For editor Alan Baumgarten, it was his 2017 collaboration with director Aaron Sorkin on Molly’s Game that led to a reunion with the filmmaker on
The Trial of the Chicago 7.
“For me, the most rewarding thing about working with a filmmaker is the opportunity to work with them again,” Baumgarten (pictured) notes, “and that has happened in my career on multiple occasions.”
For this latest collaboration, Baumgarten says the director approached him and sent him a copy of the script. He immediately loved it, and made sure that his schedule would allow him to work on it in late 2019 and early 2020.
The Trial of the Chicago 7 takes audiences back to 1968, when police and protesters clashed in the Windy City leading up to the Democratic National Convention. The film is nominated for six Academy Awards, including Best Picture, Actor in a Supporting Role (Sacha Baron Cohen), Cinematography (Phedon Papamichael), Writing (Original Screenplay) and Music (Original Song). Baumgarten himself is being recognized in the category of Film Editing.
“I started at the very beginning of production,” he recalls. That was in October of 2019, when he and two assistants set up editing suites at Pivotal Post in West Hollywood. The production shot for 36 days, beginning in Chicago, where the riots and exterior scenes were filmed, and then moving to New Jersey for the courtroom scenes, among others.
“I was getting footage every day and doing my best to keep up with camera,” Baumgarten explains. “Sometimes it’s hard for me to keep up because I like to do a thorough job and really immerse myself in the material. Then you have more footage coming in the next day, so you kind of have to put together a scene, put it aside and come back to it, and keep movie forward.”

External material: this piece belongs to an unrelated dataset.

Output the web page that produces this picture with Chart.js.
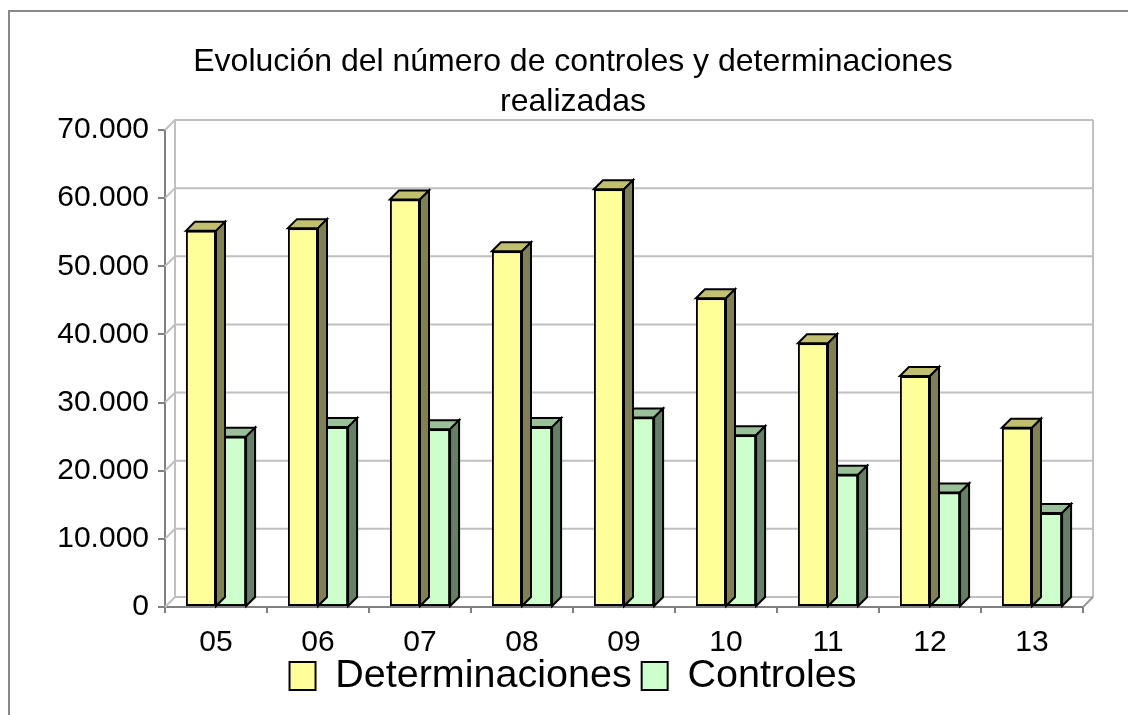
<!DOCTYPE html>
<html lang="es">
<head>
<meta charset="utf-8">
<title>Evolución del número de controles y determinaciones realizadas</title>
<script src="https://cdn.jsdelivr.net/npm/chart.js@4.4.1/dist/chart.umd.min.js"></script>
<style>
    html, body { margin: 0; padding: 0; background: #fff; }
    #wrap { position: relative; width: 1128px; height: 715px; }
</style>
</head>
<body>
<div id="wrap"><canvas id="evolucionChart"></canvas></div>
<script>
// --- Datos del gráfico ---
const categorias = ['05', '06', '07', '08', '09', '10', '11', '12', '13'];
const determinaciones = [55200, 55600, 59800, 52200, 61300, 45300, 38700, 33900, 26300];
const controles = [25000, 26400, 26100, 26400, 27800, 25200, 19400, 16800, 13800];
const yTicks = [0, 10000, 20000, 30000, 40000, 50000, 60000, 70000];
const yTickLabels = ['0', '10.000', '20.000', '30.000', '40.000', '50.000', '60.000', '70.000'];

const FONT = "'Liberation Sans', Arial, sans-serif";
const WALL_DEPTH = 10;   // profundidad de las paredes del fondo
const BAR_DEPTH = 9;     // profundidad de las barras 3D

Chart.defaults.font.family = FONT;
Chart.defaults.color = '#000';

// Marco gris exterior
const marcoPlugin = {
    id: 'marco',
    beforeDraw(chart) {
        const ctx = chart.ctx;
        ctx.save();
        ctx.fillStyle = '#fff';
        ctx.fillRect(0, 0, chart.width, chart.height);
        ctx.strokeStyle = '#888';
        ctx.lineWidth = 2;
        ctx.strokeRect(9, 11, chart.width + 20, chart.height + 20);
        ctx.restore();
    }
};

// Pared del fondo, pared lateral y suelo (efecto 3D)
const paredesPlugin = {
    id: 'paredes',
    beforeDatasetsDraw(chart) {
        const { ctx, chartArea: a, scales: { y } } = chart;
        const d = WALL_DEPTH;
        ctx.save();
        ctx.strokeStyle = '#c0c0c0';
        ctx.lineWidth = 2;
        ctx.beginPath();
        yTicks.forEach(v => {
            const py = y.getPixelForValue(v);
            ctx.moveTo(a.left, py);
            ctx.lineTo(a.left + d, py - d);
            ctx.lineTo(a.right + d, py - d);
        });
        // bordes verticales de la pared del fondo
        ctx.moveTo(a.left + d, a.top - d);
        ctx.lineTo(a.left + d, a.bottom - d);
        ctx.moveTo(a.right + d, a.top - d);
        ctx.lineTo(a.right + d, a.bottom - d);
        ctx.stroke();
        // diagonal derecha del suelo
        ctx.strokeStyle = '#999';
        ctx.beginPath();
        ctx.moveTo(a.right, a.bottom);
        ctx.lineTo(a.right + d, a.bottom - d);
        ctx.stroke();
        ctx.restore();
    },
    // caras superior y lateral de cada barra
    afterDatasetDraw(chart, args) {
        const ctx = chart.ctx;
        const ds = chart.data.datasets[args.index];
        const d = BAR_DEPTH;
        ctx.save();
        ctx.strokeStyle = '#000';
        ctx.lineWidth = 2;
        ctx.lineJoin = 'miter';
        args.meta.data.forEach(bar => {
            const { x, y, base, width } = bar.getProps(['x', 'y', 'base', 'width'], true);
            const x0 = x - width / 2;
            const x1 = x + width / 2;
            // cara superior
            ctx.beginPath();
            ctx.moveTo(x0, y);
            ctx.lineTo(x0 + d, y - d);
            ctx.lineTo(x1 + d, y - d);
            ctx.lineTo(x1, y);
            ctx.closePath();
            ctx.fillStyle = ds.topColor;
            ctx.fill();
            ctx.stroke();
            // cara lateral
            ctx.beginPath();
            ctx.moveTo(x1, y);
            ctx.lineTo(x1 + d, y - d);
            ctx.lineTo(x1 + d, base - d);
            ctx.lineTo(x1, base);
            ctx.closePath();
            ctx.fillStyle = ds.sideColor;
            ctx.fill();
            ctx.stroke();
        });
        ctx.restore();
    }
};

new Chart(document.getElementById('evolucionChart'), {
    type: 'bar',
    data: {
        labels: categorias,
        datasets: [
            {
                label: 'Determinaciones',
                data: determinaciones,
                backgroundColor: '#ffff99',
                topColor: '#c0c070',
                sideColor: '#808050',
                borderColor: '#000',
                borderWidth: 2,
                borderSkipped: false
            },
            {
                label: 'Controles',
                data: controles,
                backgroundColor: '#ccffcc',
                topColor: '#99c099',
                sideColor: '#668066',
                borderColor: '#000',
                borderWidth: 2,
                borderSkipped: false
            }
        ]
    },
    options: {
        responsive: true,
        maintainAspectRatio: false,
        animation: false,
        layout: { padding: { left: 18, right: 0, top: 0, bottom: 9.25 } },
        datasets: {
            bar: { categoryPercentage: 0.59, barPercentage: 1.0 }
        },
        plugins: {
            title: {
                display: true,
                text: ['Evolución del número de controles y determinaciones', 'realizadas'],
                color: '#000',
                font: { size: 32, weight: 'normal', lineHeight: 40 / 32 },
                padding: { top: 42, bottom: 8 }
            },
            legend: {
                position: 'bottom',
                labels: {
                    font: { size: 39.5 },
                    color: '#000',
                    boxWidth: 26,
                    boxHeight: 28,
                    padding: 10
                }
            },
            tooltip: { enabled: false }
        },
        scales: {
            x: {
                offset: true,
                grid: { display: true, offset: true, drawOnChartArea: false, drawTicks: true, tickLength: 6, color: '#808080', lineWidth: 2 },
                border: { display: true, color: '#808080', width: 2 },
                ticks: { font: { size: 30 }, color: '#000', padding: 12 },
                afterFit(scale) {
                    scale.height = 39.25;
                    // las etiquetas no se recortan al alto reducido del eje
                    scale._computeLabelArea = () => undefined;
                }
            },
            y: {
                min: 0,
                max: 70000,
                afterBuildTicks(scale) { scale.ticks = yTicks.map(v => ({ value: v })); },
                grid: { display: true, drawOnChartArea: false, drawTicks: true, tickLength: 7, color: '#808080', lineWidth: 2 },
                border: { display: true, color: '#808080', width: 2 },
                ticks: {
                    font: { size: 30 },
                    color: '#000',
                    padding: 9,
                    callback: (value, index) => yTickLabels[index]
                },
                afterFit(scale) { scale.width = 147; }
            },
            yRight: {
                type: 'linear',
                position: 'right',
                display: true,
                grid: { display: false },
                border: { display: false },
                ticks: { display: false },
                afterFit(scale) { scale.width = 45; }
            }
        }
    },
    plugins: [marcoPlugin, paredesPlugin]
});
</script>
</body>
</html>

Baumgarten cut the feature on an Avid Media Composer. He completed his editor’s cut around Christmas of 2019, and then spent another 10 weeks working closely with Sorkin on the director’s cut.
“The film generally changes quite a bit from the editor’s cut to the director’s cut to the final lock,” says Baumgarten of the process. “It’s a continuous path of refinement. The changes are significant in that you are making the film better all the time, and that’s the most important thing.
“My editor’s cut is a good starting point, and that’s what it’s meant to be,” he continues. “In an Aaron Sorkin film, we don’t actually take much out. His script is so tight and well thought through in advance, and the structure is all there for me to work with. We are refining. Aaron is changing a take here and there, adjusting a pause or accelerating the pace.”
This refinement, says Baumgarten, includes discussing different ideas — something Sorkin was quite open to. In the case of this film, one new idea involved incorporating archival footage from the actual riots of that summer.
“We both, together, decided it would serve us well by adding it the film, and in the riot scenes, which was not something that was in the script originally,” the editor points out.
The film’s first riot scene is one of Baumgarten’s favorites, for several reasons. It takes place approximately one hour into the film, following discussion of the event during the trial.
“The first riot was the most exciting because we are delivering something to the audience that was promised and told that would be revealed,” he explains. “It’s the reveal of that riot that I find so interesting, because it’s a fast paced build up in the court room…It’s the first time we experience — to a large extent — time outside of our story, which was either in the trial or in the ‘conspiracy office’. We’re in a new place, and that’s on the streets. We’re in the park at Grant Park.”
Sorkin and Baumgarten
Baumgarten used different editorial techniques to make the scene so effective. In addition to footage of the riot, he used Abbie Hoffman’s (Cohen) stand-up routine to help visualize the event as it was taking place. In some shots, Hoffman is on stage at a college, describing what he was seeing — police deploying canisters of tear gas. In other shots, Hoffman’s voice carries over to the riot footage.
“I think that’s quite effective when we blend the two together,” Baumgarten explains. “The narrative dialogue is serving almost as a voiceover or narration, where we start on-camera but then we hand off. I find that very exciting, when you continue the dialogue across visual shots. You don’t stay in once place listening to your character. You use a combination of the words and the description of the events.”
On his Film Editing nomination, Baumgarten says, “It’s such a huge thrill and an honor. I am very, very excited.”
After a little time off, he is once again teaming up with Sorkin on another project — Being the Ricardos — a feature about Lucille Ball and Desi Arnaz, which was just about to start shooting when Post spoke with the editor.
The 93rd Academy Awards will be presented on April 25th.